Australian officials said they had spotted two objects in the southern Indian Ocean that could be related to the flight.
One object was “a gray or green circular object,” and the other was “an orange rectangular object,” the Australian Maritime Safety Authority said at the time.
Mary Schiavo, a CNN aviation analyst and former inspector general for the U.S. Department of Transportation, said gray/green is the color of the inside of the aircraft and that metal and other things in the aircraft are of gray/green color, everything from the metal in the fuselage and pieces of the mechanical parts, while orange and bright yellow are the color of the emergency escape slides and life rafts inside the plane.
But the Australian naval ship HMAS Success didn’t turn up the objects when it searched and a U.S. surveillance plane sent to follow up was unable to find the objects, which had been the latest in a series of sightings, including “suspicious objects” reported by a Chinese military plane. Ten aircraft — from Australia, China, the United States and Japan — searched the area.
Days before, on March 22, a civilian aircraft reported seeing a wooden pallet as well as strapping belts, Australian authorities said. While wooden pallets were among the items on Flight 370, such pallets are common in the ocean shipping industry, so they may be unrelated.
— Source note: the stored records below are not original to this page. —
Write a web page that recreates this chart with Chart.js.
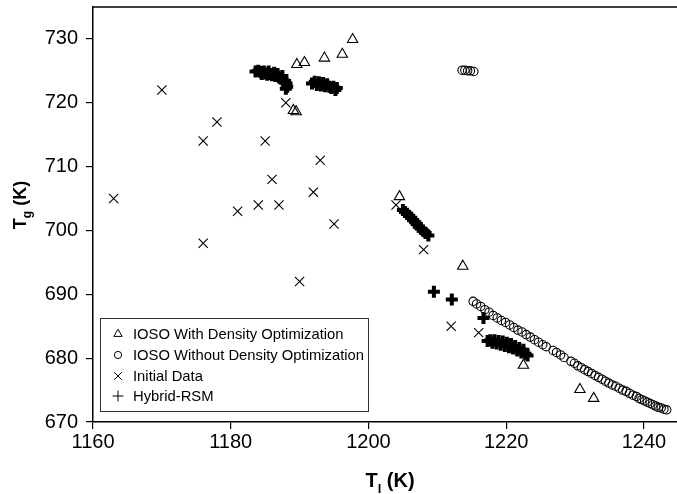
<!DOCTYPE html>
<html>
<head>
<meta charset="utf-8">
<script src="https://cdn.jsdelivr.net/npm/chart.js@4/dist/chart.umd.min.js"></script>
<style>
  html, body { margin: 0; padding: 0; background: #fff; }
</style>
</head>
<body>
<canvas id="chart" width="677" height="494"></canvas>
<script>
// axis ticks
var xTicks = [1160, 1180, 1200, 1220, 1240];
var yTicks = [670, 680, 690, 700, 710, 720, 730];

// IOSO With Density Optimization (triangles)
var withDensityX = [1189.1, 1189.5, 1189.6, 1190.7, 1193.6, 1196.2, 1197.7, 1204.5, 1213.7, 1222.5, 1230.7, 1232.7];
var withDensityY = [718.8, 718.6, 726.0, 726.3, 727.0, 727.6, 729.9, 705.3, 694.4, 678.9, 675.1, 673.7];

// IOSO Without Density Optimization (circles)
var withoutDensityX = [1213.6, 1214.0, 1214.4, 1214.8, 1215.3,
  1215.2, 1215.7, 1216.3, 1216.9, 1217.5, 1218.1, 1218.7, 1219.3, 1219.9, 1220.5,
  1221.1, 1221.7, 1222.3, 1222.9, 1223.5, 1224.1, 1224.7, 1225.3, 1225.8, 1226.8,
  1227.3, 1227.9, 1228.4, 1229.4, 1229.9, 1230.4, 1230.9, 1231.4, 1231.9, 1232.4,
  1232.9, 1233.4, 1233.9, 1234.4, 1234.9, 1235.4, 1235.9, 1236.4, 1236.9, 1237.4,
  1237.9, 1238.4, 1238.9, 1239.3, 1239.7, 1240.1, 1240.5, 1240.9, 1241.3, 1241.7,
  1242.1, 1242.5, 1242.9, 1243.3];
var withoutDensityY = [725.1, 725.1, 725.0, 725.0, 724.9,
  688.9, 688.5, 688.1, 687.6, 687.2, 686.7, 686.3, 685.9, 685.6, 685.2,
  684.8, 684.4, 684.1, 683.7, 683.3, 682.9, 682.5, 682.1, 681.8, 681.2,
  680.9, 680.5, 680.1, 679.5, 679.2, 678.8, 678.5, 678.2, 677.9, 677.6,
  677.3, 677.0, 676.7, 676.4, 676.1, 675.8, 675.6, 675.3, 675.0, 674.8,
  674.5, 674.2, 674.0, 673.7, 673.5, 673.3, 673.1, 672.9, 672.7, 672.5,
  672.3, 672.2, 672.0, 671.9];

// Initial Data (x marks)
var initialX = [1163, 1170, 1176, 1176, 1178, 1181, 1184, 1185, 1186, 1187, 1188, 1190, 1192, 1193, 1195, 1204, 1208, 1212, 1216];
var initialY = [705, 722, 698, 714, 717, 703, 704, 714, 708, 704, 720, 692, 706, 711, 701, 704, 697, 685, 684];

// Hybrid-RSM (thick plus)
var hybridX = [1183.6, 1184.0, 1184.3, 1184.5, 1184.8, 1185.0, 1185.3, 1185.5, 1185.8, 1186.0,
  1186.3, 1186.5, 1186.8, 1187.0, 1187.2, 1187.5, 1187.7, 1187.9, 1188.1, 1188.2, 1188.0,
  1191.8, 1192.2, 1192.5, 1192.8, 1193.1, 1193.4, 1193.7, 1194.0, 1194.3, 1194.6, 1194.9, 1195.2, 1195.4,
  1205.0, 1205.3, 1205.6, 1205.9, 1206.2, 1206.5, 1206.8, 1207.0, 1207.3, 1207.6, 1207.9, 1208.3, 1208.7,
  1209.5, 1212.1, 1216.7,
  1217.3, 1217.7, 1218.0, 1218.3, 1218.6, 1218.9, 1219.2, 1219.5, 1219.8, 1220.1,
  1220.4, 1220.7, 1221.0, 1221.3, 1221.6, 1221.9, 1222.2, 1222.5, 1222.8, 1223.1];
var hybridY = [724.9, 725.0, 724.8, 724.5, 724.9, 724.6, 724.4, 724.9, 724.5, 724.3,
  724.7, 724.2, 724.5, 724.0, 723.8, 724.2, 723.5, 723.4, 723.0, 722.5, 722.2,
  723.0, 723.3, 722.8, 723.2, 722.7, 723.1, 722.6, 722.9, 722.5, 722.3, 722.5, 722.0, 722.3,
  703.2, 702.9, 702.6, 702.3, 702.0, 701.6, 701.3, 701.0, 700.6, 700.3, 700.0, 699.6, 699.2,
  690.4, 689.2, 686.3,
  682.7, 682.8, 682.4, 682.8, 682.3, 682.7, 682.1, 682.6, 681.9, 682.4,
  681.7, 682.2, 681.5, 681.9, 681.2, 681.6, 680.9, 681.3, 680.7, 680.4];

var legendLabels = ['IOSO With Density Optimization', 'IOSO Without Density Optimization', 'Initial Data', 'Hybrid-RSM'];

function pts(xs, ys) {
  return xs.map(function (x, i) { return { x: x, y: ys[i] }; });
}

var FONT = '"Liberation Sans", Arial, Helvetica, sans-serif';
var clear = 'rgba(0,0,0,0)';

var styles = [
  { pointStyle: 'triangle', radius: 6, borderWidth: 1.1, lr: 4.8, lw: 1.1 },
  { pointStyle: 'circle', radius: 4.2, borderWidth: 1.1, lr: 3.6, lw: 1.1 },
  { pointStyle: 'crossRot', radius: 6.5, borderWidth: 1.1, lr: 5.5, lw: 1.1 },
  { pointStyle: 'cross', radius: 6, borderWidth: 4, lr: 5.5, lw: 3.8 }
];

function drawMark(ctx, st, x, y) {
  ctx.save();
  ctx.strokeStyle = '#000';
  ctx.fillStyle = clear;
  Chart.helpers.drawPoint(ctx, { pointStyle: st.pointStyle, radius: st.lr, borderWidth: st.lw, rotation: 0 }, x, y);
  ctx.restore();
}

function drawSubTitle(ctx, main, sub, rest, cx, baseY, size) {
  ctx.font = 'bold ' + size + 'px ' + FONT;
  var w1 = ctx.measureText(main).width;
  var w3 = ctx.measureText(rest).width;
  ctx.font = 'bold ' + Math.round(size * 0.65) + 'px ' + FONT;
  var w2 = ctx.measureText(sub).width;
  var x = cx - (w1 + w2 + w3) / 2;
  ctx.textAlign = 'left';
  ctx.textBaseline = 'alphabetic';
  ctx.fillStyle = '#000';
  ctx.font = 'bold ' + size + 'px ' + FONT;
  ctx.fillText(main, x, baseY);
  ctx.font = 'bold ' + Math.round(size * 0.65) + 'px ' + FONT;
  ctx.fillText(sub, x + w1, baseY + size * 0.3);
  ctx.font = 'bold ' + size + 'px ' + FONT;
  ctx.fillText(rest, x + w1 + w2, baseY);
}

var decor = {
  id: 'decor',
  afterDraw: function (chart) {
    var ctx = chart.ctx, a = chart.chartArea;
    ctx.save();
    // top frame line
    ctx.strokeStyle = '#000';
    ctx.lineWidth = 1.5;
    ctx.beginPath();
    ctx.moveTo(a.left, a.top);
    ctx.lineTo(a.right, a.top);
    ctx.stroke();

    // legend box
    ctx.fillStyle = '#fff';
    ctx.fillRect(100, 318, 269, 94);
    ctx.strokeStyle = '#333';
    ctx.lineWidth = 1;
    ctx.strokeRect(100.5, 318.5, 268, 93);

    var rows = [334, 355, 376, 396];
    for (var i = 0; i < legendLabels.length; i++) {
      drawMark(ctx, styles[i], 118, rows[i]);
      ctx.fillStyle = '#000';
      ctx.font = '14.8px ' + FONT;
      ctx.textAlign = 'left';
      ctx.textBaseline = 'middle';
      ctx.fillText(legendLabels[i], 133, rows[i] + 1);
    }

    // axis titles with subscripts
    drawSubTitle(ctx, 'T', 'l', ' (K)', 390, 487, 20);
    ctx.save();
    ctx.translate(26, 205);
    ctx.rotate(-Math.PI / 2);
    drawSubTitle(ctx, 'T', 'g', ' (K)', 0, 0, 18);
    ctx.restore();
    ctx.restore();
  }
};

function makeSet(label, xs, ys, st, order) {
  return {
    label: label,
    data: pts(xs, ys),
    pointStyle: st.pointStyle,
    pointRadius: st.radius,
    pointHoverRadius: st.radius,
    pointBorderWidth: st.borderWidth,
    borderColor: '#000',
    backgroundColor: clear,
    pointBackgroundColor: clear,
    order: order
  };
}

var tickFont = { family: FONT, size: 20 };
function plain(v) { return String(v); }

new Chart(document.getElementById('chart').getContext('2d'), {
  type: 'scatter',
  data: {
    datasets: [
      makeSet(legendLabels[0], withDensityX, withDensityY, styles[0], 2),
      makeSet(legendLabels[1], withoutDensityX, withoutDensityY, styles[1], 3),
      makeSet(legendLabels[2], initialX, initialY, styles[2], 1),
      makeSet(legendLabels[3], hybridX, hybridY, styles[3], 0)
    ]
  },
  options: {
    responsive: false,
    animation: false,
    devicePixelRatio: 1,
    layout: { autoPadding: false, padding: { top: 7, right: 0, bottom: 0, left: 0 } },
    plugins: {
      legend: { display: false },
      tooltip: { enabled: false }
    },
    scales: {
      x: {
        type: 'linear',
        min: 1160,
        max: 1244.8,
        afterBuildTicks: function (s) { s.ticks = xTicks.map(function (v) { return { value: v }; }); },
        afterFit: function (s) { s.height = 72; s.paddingLeft = 0; s.paddingRight = 0; },
        grid: { drawOnChartArea: false, drawTicks: true, tickLength: 7, color: '#000', lineWidth: 1.2 },
        border: { color: '#000', width: 1.5 },
        ticks: { color: '#000', font: tickFont, padding: 1, maxRotation: 0, callback: plain }
      },
      y: {
        type: 'linear',
        min: 670,
        max: 735,
        afterBuildTicks: function (s) { s.ticks = yTicks.map(function (v) { return { value: v }; }); },
        afterFit: function (s) { s.width = 93; s.paddingTop = 0; s.paddingBottom = 0; },
        grid: { drawOnChartArea: false, drawTicks: true, tickLength: 7, color: '#000', lineWidth: 1.2 },
        border: { color: '#000', width: 1.5 },
        ticks: { color: '#000', font: tickFont, padding: 8, callback: plain }
      }
    }
  },
  plugins: [decor]
});
</script>
</body>
</html>
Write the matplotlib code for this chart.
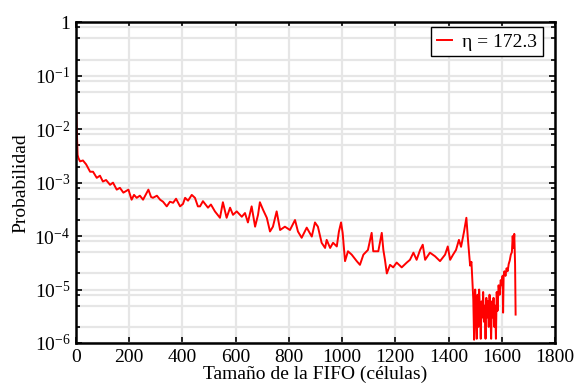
import numpy as np
import matplotlib
matplotlib.use('Agg')
import matplotlib.pyplot as plt
from matplotlib.ticker import LogLocator, FixedLocator, FuncFormatter, NullFormatter

plt.rcParams['font.family'] = ['Liberation Serif', 'DejaVu Serif']
plt.rcParams['mathtext.fontset'] = 'custom'
plt.rcParams['mathtext.rm'] = 'Liberation Serif'
plt.rcParams['mathtext.it'] = 'Liberation Serif:italic'

# tamaño de la FIFO (células) y probabilidad
fifo = [0, 4, 6, 9, 15, 26, 38, 53, 64, 78, 90, 101, 113, 128, 139, 153, 165, 178,
        197, 209, 218, 228, 240, 252, 272, 282, 289, 304, 316, 327, 341, 353, 365,
        376, 391, 402, 410, 421, 435, 447, 458, 466, 477, 496, 507, 522, 541, 552,
        566, 579, 590, 604, 623, 635, 646, 660, 673, 684, 691, 703, 717, 729, 740,
        754, 767, 785, 804, 823, 834, 848, 867, 886, 898, 909, 923, 936, 942, 955,
        966, 980, 988, 996, 1002, 1011, 1022, 1036, 1055, 1067, 1080, 1097, 1111,
        1117, 1136, 1149, 1155, 1161, 1168, 1180, 1192, 1205, 1224, 1243, 1255,
        1268, 1280, 1293, 1303, 1312, 1330, 1349, 1368, 1387, 1397, 1406, 1417,
        1428, 1439, 1447, 1458, 1467, 1473, 1481, 1486, 1493, 1496,
        1500, 1503, 1506, 1509, 1512, 1515, 1518, 1521, 1524, 1527, 1530, 1533,
        1536, 1539, 1542, 1545, 1548, 1551, 1554, 1557, 1560, 1563, 1566, 1569,
        1572, 1575, 1578, 1581, 1584, 1588, 1592, 1596, 1600, 1603, 1605, 1607,
        1610, 1614, 1618, 1622, 1626, 1630, 1634, 1638, 1641, 1644, 1647, 1650, 1652]
prob = [2.8e-2, 6.3e-3, 3.3e-3, 2.9e-3, 2.5e-3, 2.6e-3, 2.2e-3, 1.6e-3, 1.6e-3,
        1.23e-3, 1.35e-3, 1.05e-3, 1.12e-3, 9.1e-4, 1.0e-3, 7.4e-4, 8.0e-4, 6.5e-4,
        7.4e-4, 4.8e-4, 5.9e-4, 5.2e-4, 5.7e-4, 4.8e-4, 7.4e-4, 5.4e-4, 5.2e-4,
        5.7e-4, 4.8e-4, 4.4e-4, 3.6e-4, 4.4e-4, 4.2e-4, 5.0e-4, 3.6e-4, 4.0e-4,
        5.2e-4, 4.6e-4, 5.9e-4, 5.2e-4, 3.6e-4, 3.6e-4, 4.5e-4, 3.4e-4, 3.9e-4,
        2.9e-4, 2.2e-4, 4.3e-4, 2.2e-4, 3.4e-4, 2.5e-4, 2.9e-4, 2.3e-4, 2.7e-4,
        1.8e-4, 3.6e-4, 1.5e-4, 2.5e-4, 4.3e-4, 3.1e-4, 2.2e-4, 1.22e-4, 1.5e-4,
        2.9e-4, 1.3e-4, 1.5e-4, 1.3e-4, 2.0e-4, 1.22e-4, 9.3e-5, 1.44e-4, 9.8e-5,
        1.8e-4, 1.5e-4, 7.5e-5, 6.0e-5, 8.5e-5, 6.0e-5, 7.5e-5, 6.4e-5, 1.22e-4,
        1.8e-4, 1.15e-4, 3.4e-5, 5.2e-5, 4.5e-5, 3.4e-5, 2.9e-5, 4.5e-5, 5.5e-5,
        1.15e-4, 5.2e-5, 5.2e-5, 1.15e-4, 5.5e-5, 3.6e-5, 2.0e-5, 2.9e-5, 2.6e-5,
        3.2e-5, 2.6e-5, 3.2e-5, 3.6e-5, 4.9e-5, 3.6e-5, 5.5e-5, 6.9e-5, 3.6e-5,
        4.9e-5, 4.2e-5, 3.4e-5, 4.5e-5, 6.4e-5, 3.6e-5, 4.5e-5, 5.5e-5, 8.5e-5,
        6.3e-5, 1.2e-4, 2.2e-4, 8.5e-5, 2.8e-5, 3.3e-5, 6.5e-6, 1.15e-6,
        1.0e-5, 3e-6, 1.2e-6, 8e-6, 2e-6, 1e-5, 4e-6, 1.2e-6, 6e-6, 3e-6, 9e-6,
        2.5e-6, 5e-6, 1.2e-6, 7e-6, 3e-6, 6e-6, 2e-6, 8e-6, 4e-6, 1.2e-6, 6e-6,
        3e-6, 7e-6, 2e-6, 5e-6, 1.2e-6, 9e-6, 4e-6, 1.2e-5, 8e-6, 1.5e-5, 1.2e-5,
        1.8e-5, 3.7e-6, 1.8e-5, 2.2e-5, 1.8e-5, 2.5e-5, 2.2e-5, 3e-5, 3.5e-5,
        4.5e-5, 5e-5, 1.0e-4, 6e-5, 1.1e-4, 3e-5, 3.4e-6]
eta = 172.3

fig = plt.figure(figsize=(5.78, 3.87), dpi=100)
ax = fig.add_axes([0.1315, 0.1137, 0.8287, 0.8287])

ax.semilogy(fifo, prob, color='#ff0000', lw=1.4, label='η = %.1f' % eta)

ax.set_xlim(0, 1800)
ax.set_ylim(1e-6, 1)
ax.xaxis.set_major_locator(FixedLocator(np.arange(0, 1801, 200)))
ax.yaxis.set_major_locator(LogLocator(base=10, numticks=10))
ax.yaxis.set_minor_locator(LogLocator(base=10, subs=(2, 5, 8), numticks=10))
ax.yaxis.set_minor_formatter(NullFormatter())
ax.yaxis.set_major_formatter(FuncFormatter(
    lambda v, pos: '1' if abs(v - 1) < 1e-9 else r'$10^{%d}$' % round(np.log10(v))))

ax.grid(True, which='both', color='#e6e6e6', lw=1.6)
ax.set_axisbelow(True)
for s in ax.spines.values():
    s.set_linewidth(1.8)
ax.tick_params(which='both', direction='in', top=True, right=True, labelsize=14, width=1.2)
ax.tick_params(which='major', length=4, pad=4)
ax.tick_params(which='minor', length=3)

ax.set_xlabel('Tamaño de la FIFO (células)', fontsize=14, labelpad=0)
ax.set_ylabel('Probabilidad', fontsize=14, labelpad=4)

leg = ax.legend(loc='upper right', bbox_to_anchor=(0.975, 0.985), fontsize=14,
                fancybox=False, framealpha=1, edgecolor='black', handlelength=0.8,
                handletextpad=0.5, borderpad=0.3, borderaxespad=0)
leg.get_frame().set_linewidth(1.0)

fig.savefig('out.png', dpi=100)
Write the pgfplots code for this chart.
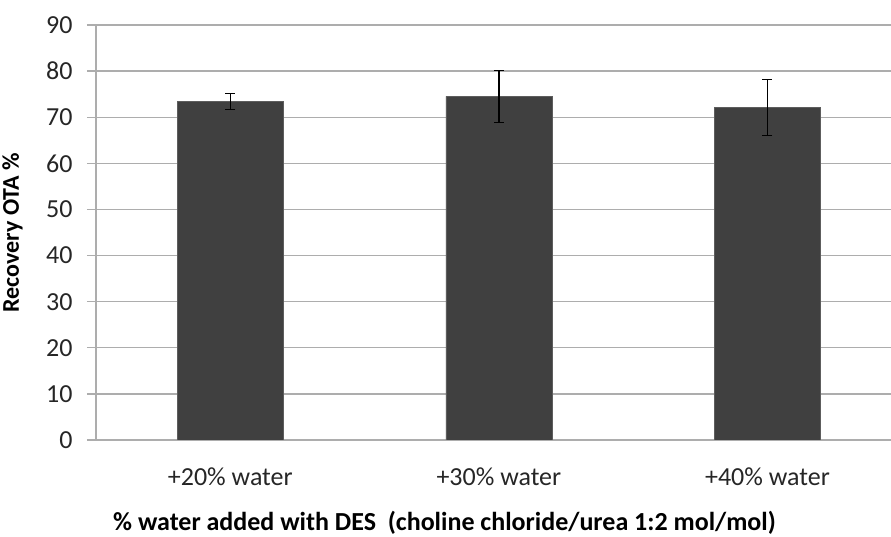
\documentclass[border=0pt]{standalone}
\usepackage{fontspec}
\setmainfont{Carlito}
\usepackage{pgfplots}
\pgfplotsset{compat=1.18}

\definecolor{barc}{HTML}{404040}
\definecolor{gridc}{HTML}{ADADAD}

\pgfplotstableread{
x  y     err
0  73.4  1.8
1  74.5  5.6
2  72.1  6.05
}\recovery

\begin{document}
\begin{tikzpicture}[x=1pt,y=1pt]
\useasboundingbox (-96,-97) rectangle (795,440);
\begin{axis}[
    at={(0,0)}, anchor=south west,
    scale only axis, width=795pt, height=415pt,
    xmin=-0.5, xmax=2.46, ymin=0, ymax=90,
    axis x line*=bottom, axis y line*=left,
    axis line style={gridc, line width=1.3pt, -},
    ymajorgrids, grid style={gridc, line width=1.3pt},
    ytick={0,10,...,90},
    xtick={0,1,2},
    xticklabels={+20\% water,+30\% water,+40\% water},
    minor xtick={-0.5,0.5,1.5},
    tick align=outside,
    major tick length=9pt, minor tick length=9pt,
    xtick style={draw=none},
    minor tick style={gridc, line width=1.3pt},
    ytick style={gridc, line width=1.3pt},
    /pgf/number format/assume math mode=true,
    tick label style={font=\fontsize{26}{26}\selectfont, text=black!85},
    xticklabel style={anchor=base, yshift=-37pt},
    yticklabel style={anchor=east, xshift=-11pt},
    ylabel={\bfseries Recovery OTA \%},
    ylabel style={at={(axis description cs:-0.105,0.5)}, anchor=center,
      font=\fontsize{24}{24}\selectfont},
    xlabel={\bfseries \% water added with DES\ \ (choline chloride/urea 1:2 mol/mol)},
    xlabel style={at={(axis description cs:0.4384,-0.2185)}, anchor=base,
      font=\fontsize{26}{26}\selectfont},
    ybar, bar width=106pt,
]
\addplot[fill=barc, draw=barc!85,
    error bars/.cd, y dir=both, y explicit,
    error bar style={black, line width=1.3pt},
    error mark options={rotate=90, mark size=5pt, line width=1.3pt, black}]
    table[x=x, y=y, y error=err] {\recovery};
\end{axis}
\end{tikzpicture}
\end{document}
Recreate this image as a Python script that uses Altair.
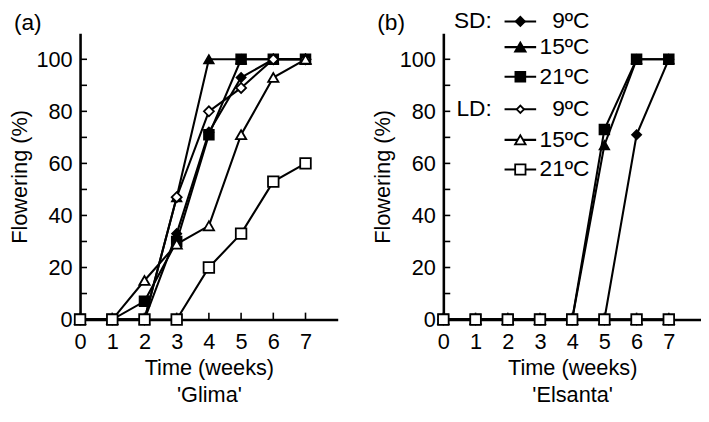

A Royal New Zealand Air Force P-3 Orion was sent to the area, but only reported seeing bunches of seaweed, according to Australian authorities.
Pings & things
On April 5 and 8 of 2014, hopes were raised again when signals believed to be from the missing aircraft’s data recorders — so-called black boxes — were detected near an arc where an Inmarsat satellite had last communicated with the plane.
These signals, or pings, turned out to be another false lead, when on May 28 a U.S. Navy official told CNN that authorities had come to believe the pings did not come from the onboard data or cockpit voice recorders but instead came from some other man-made source unrelated to the jetliner.
Unexplored ocean floor
It’s not just shipwreck parts and pieces and pings searchers in the area have found.
As ships surveyed tens of thousands of square miles of the bottom of the ocean where the plane is believed to have gone down, Australian searchers reported extinct volcanoes, immense ridges and cavernous trenches discovered on the seabed by experts mapping the underwater terrain with state-of-the-art equipment.
The depth and seafloor terrain of this area of ocean was largely unknown before the search for the plane drew attention to it.
What’s next?
According to the latest operational search update from the Australian Transport Safety Bureau’s Joint Agency Coordination Centre issued March 2, more than 85,000 square kilometers (3,2818.68 square miles) of the seafloor have been searched so far. As agreed to in April 2015, 120,000 square kilometers will ultimately be thoroughly searched. It is anticipated this will be completed around the middle of the year, according to the update.
The ships Fugro Equator and Havila Harmony continue to conduct various underwater search operations. The ship Fugro Discovery arrived back in the search area on February 25 to join them.
If search teams find the plane, Australia, Malaysia and the People’s Republic of China have agreed to plans for recovery activities, including securing all the evidence necessary for the accident investigation. If no credible new information is found in the current search area, the governments involved have agreed that there will be no further expansion of the search.